Membangun hubungan yang
mendukung dan penuh perhatian pun juga menjadi indikator terpenting untuk
menciptakan suasana pembelajaran yang kondusif. Penuh perhatian artinya
pendidik haruslah memberikan perhatian, layanan dan kasih sayang yang sama
kepada setiap peserta didik agar tidak terjadi ketimpangan kesejahteraan di
dalam kelas. Setelah kondisi tersebut dapat tercipta guru pun menyampaikan
materi secara teori maupun praktik. Penyampaian secara praktik dapat dilakukan
oleh pendidik itu sendiri sebagai model atau contoh karakter baik yang harus
ditiru dalam pendidikan karakter karena pada dasarnya anak cenderung menirukan
apa yang dilihatnya daripada apa yang didengarnya.
Strategi pendidikan
karakter yang dapat dilakukan selanjutnya adalah dengan memotivasi peserta
didik. Pendidik harus piawai dalam memberikan motivasi kepada peserta didik
dengan cara memberikan tugas yang menuntut kedisiplinan, memberikan penghargaan
berupa nilai tambahan saat peserta didik berhasil dalam mencapai suatu
pembelajaran dan memberikan hukuman yang sifatnya mendidik. Motivasi dapat
menstimulasi peserta didik untuk menjadi lebih aktif dalam pembelajaran. Tugas
pendidik yang selanjutnya adalah menyediakan dan menciptakan peluang bagi siswa
untuk menjadi lebih aktif dalam pembelajaran yang disampaikan. Contohnya
seperti memberikan kesempatan kepada peserta didik untuk bertanya, menyampaikan
aspirasi, berdiskusi untuk memecahkan suatu masalah dan memberikan solusi.
Mata pelajaran agama
pun menjadi dasar dalam pembentukan karakter. Strategi yang harus dilakukan
oleh pendidik adalah dengan menambah jam mata pelajaran ini. Publik menilai
kurangnya jam mata pelajaran agama menjadi satu di antara penyebab krisis
karakter yang diderita Indonesia saat ini. Tidak hanya tugas guru agama dalam
pembentukan karakter peserta didik, tetapi semua pihak sekolah yang terkait
ikut bertanggungjawab atas terbentuknya karakter seorang peserta didik.
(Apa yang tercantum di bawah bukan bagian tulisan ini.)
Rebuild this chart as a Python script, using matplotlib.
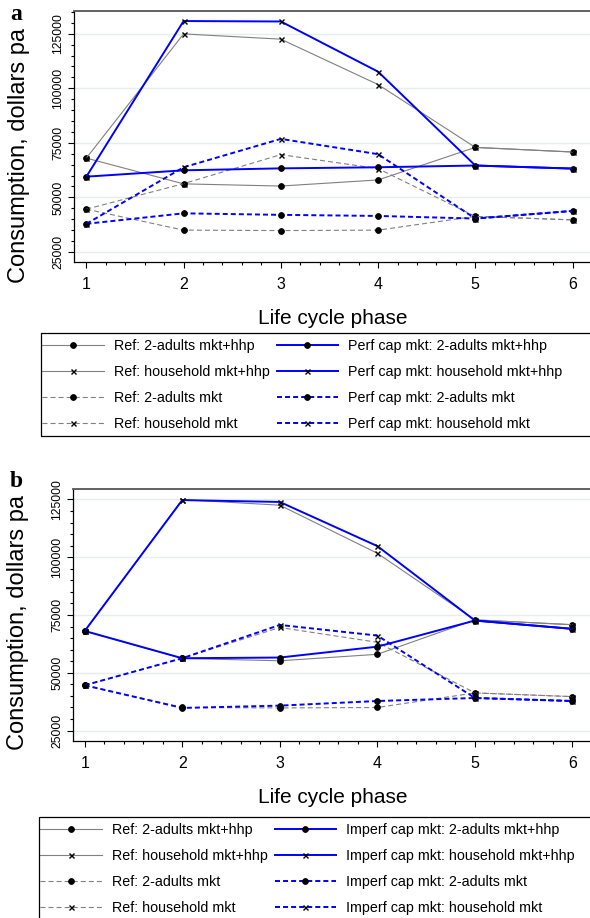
import numpy as np
import matplotlib
matplotlib.use("Agg")
import matplotlib.pyplot as plt
from matplotlib.patches import Rectangle
from matplotlib.ticker import MultipleLocator

plt.rcParams['font.family'] = ['Liberation Sans', 'DejaVu Sans']
plt.rcParams['lines.scale_dashes'] = False

# ---- data ----
phases = [1, 2, 3, 4, 5, 6]

# reference scenario (same in both panels)
ref_adults_full = [68000, 56200, 55200, 58000, 72900, 70800]
ref_household_full = [68000, 124900, 122500, 101700, 72900, 70800]
ref_adults_mkt = [44600, 35000, 34800, 35000, 41300, 39700]
ref_household_mkt = [44600, 56300, 69600, 63200, 41300, 39700]

# panel a: perfect capital market
perf_adults_full = [59500, 62400, 63300, 63800, 64600, 63200]
perf_household_full = [59500, 130800, 130600, 107600, 64600, 63200]
perf_adults_mkt = [37900, 42700, 42000, 41500, 40300, 43800]
perf_household_mkt = [37900, 63800, 76800, 69800, 40300, 43800]

# panel b: imperfect capital market
imperf_adults_full = [68100, 56300, 56600, 61300, 72600, 69000]
imperf_household_full = [68100, 124700, 123900, 104800, 72600, 69000]
imperf_adults_mkt = [44600, 34800, 35800, 37800, 39100, 37800]
imperf_household_mkt = [44600, 56300, 70700, 66100, 39100, 37800]

series_names = ["2-adults mkt+hhp", "household mkt+hhp", "2-adults mkt", "household mkt"]
y_ticks = [25000, 50000, 75000, 100000, 125000]

GRAY = '#808080'
BLUE = '#0000ff'
DASH = (3.6, 2.2)

fig = plt.figure(figsize=(5.9, 9.18), dpi=100)
W, H = 590.0, 918.0


def style_of(idx, color, lw):
    ls = '-' if idx < 2 else '--'
    marker = 'o' if idx % 2 == 0 else 'x'
    return dict(color=color, lw=lw, linestyle=ls, marker=marker,
                markersize=4.2 if marker == 'o' else 3.6,
                markerfacecolor='black', markeredgecolor='black',
                markeredgewidth=0.6 if marker == 'o' else 1.0)


def draw_panel(rect, xlim, ylim, alt_series, alt_prefix, letter, letter_y,
               ylab_y, legend_box):
    ax = fig.add_axes(rect)
    ref_series = [ref_adults_full, ref_household_full, ref_adults_mkt, ref_household_mkt]
    handles = []
    labels = []
    for i, vals in enumerate(ref_series):
        kw = style_of(i, GRAY, 0.8)
        line, = ax.plot(phases, vals, **kw)
        if kw['linestyle'] == '--':
            line.set_dashes(DASH)
        handles.append(line)
        labels.append("Ref: " + series_names[i])
    for i, vals in enumerate(alt_series):
        kw = style_of(i, BLUE, 1.4)
        line, = ax.plot(phases, vals, **kw)
        if kw['linestyle'] == '--':
            line.set_dashes(DASH)
        handles.append(line)
        labels.append(alt_prefix + series_names[i])

    ax.set_xlim(*xlim)
    ax.set_ylim(*ylim)
    ax.set_xticks(phases)
    ax.xaxis.set_minor_locator(MultipleLocator(0.2))
    ax.set_yticks(y_ticks)
    ax.yaxis.set_minor_locator(MultipleLocator(5000))
    for yv in y_ticks:
        ax.axhline(yv, color='#e4eeee', lw=1.0, zorder=0)

    ax.tick_params(axis='both', which='major', length=4, width=0.8, color='black')
    ax.tick_params(axis='both', which='minor', length=2.5, width=0.8, color='black')
    ax.tick_params(axis='x', labelsize=11.5, pad=7)
    ax.tick_params(axis='y', labelsize=8.8, pad=3, labelrotation=90)
    for t in ax.get_yticklabels():
        t.set_va('center')

    ax.spines['right'].set_visible(False)
    ax.spines['top'].set_color('#555555')
    ax.spines['top'].set_linewidth(1.3)
    ax.spines['left'].set_linewidth(0.9)
    ax.spines['bottom'].set_linewidth(0.9)

    ax.set_xlabel("Life cycle phase", fontsize=15, labelpad=12)
    ax.set_ylabel("Consumption, dollars pa", fontsize=17)
    ax.yaxis.set_label_coords(-0.085, ylab_y)

    fig.text(10 / W, 1 - letter_y / H, letter, fontsize=17, fontweight='bold',
             family='Liberation Serif', va='baseline', ha='left')

    # legend frame runs past the right / bottom edge of the figure, as in the reference
    x0, y0, y1 = legend_box
    fig.patches.append(Rectangle((x0 / W, 1 - y1 / H), (620 - x0) / W, (y1 - y0) / H,
                                 transform=fig.transFigure, fill=False,
                                 edgecolor='black', lw=0.9))
    ax.legend(handles, labels, ncol=2, loc='upper left',
              bbox_to_anchor=((x0 - 5) / W, 1 - y0 / H), bbox_transform=fig.transFigure,
              fontsize=10.3, handlelength=4.3, handletextpad=0.7,
              columnspacing=0.5, labelspacing=0.83, borderpad=0.42,
              borderaxespad=0, numpoints=1, frameon=False)
    return ax


# panel a
draw_panel([74 / W, 1 - 262 / H, (592 - 74) / W, (262 - 11) / H],
           (0.873, 6.2), (20400, 135400),
           [perf_adults_full, perf_household_full, perf_adults_mkt, perf_household_mkt],
           "Perf cap mkt: ", "a", 20, 0.426, (41, 333, 436))

# panel b
draw_panel([73 / W, 1 - 741 / H, (592 - 73) / W, (741 - 489) / H],
           (0.88, 6.2), (20500, 129500),
           [imperf_adults_full, imperf_household_full, imperf_adults_mkt, imperf_household_mkt],
           "Imperf cap mkt: ", "b", 487, 0.47, (39, 817, 940))

fig.savefig("out.png", dpi=100)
Dalam
penerapannya, pendidik harus cerdas dalam menyisipkan pendidikan karakter,
seperti mengajarkan keterampilan sosial dan emosional secara esensial.
Contohnya dalam pembelajaran, peserta didik diminta untuk mendengarkan ketika
orang lain berbicara, menghargai perbedaan dan menyelesaikan suatu masalah
secara kekeluargaan dan mufakat.
Problema krisis
karakter sebenarnya bisa terminimalisir dan teratasi jika saja setiap pihak
yang bertanggungjawab atas perkembangan peserta didik dapat bekerjasama,
mengerti akan perannya dan menerapkan stategi pendidikan karakter yang tepat
sesuai dengan kebutuhan peserta didik. Oleh karena itu, kita sebagai agen yang
peduli akan pendidikan harus berkonstribusi dalam pendidikan karakter yang
dapat dilakukan dari diri sendiri, kepada orang lain dan bersama-sama melakukan
perubahan karena karakter warga negara merupakan cerminan karakter bangsanya.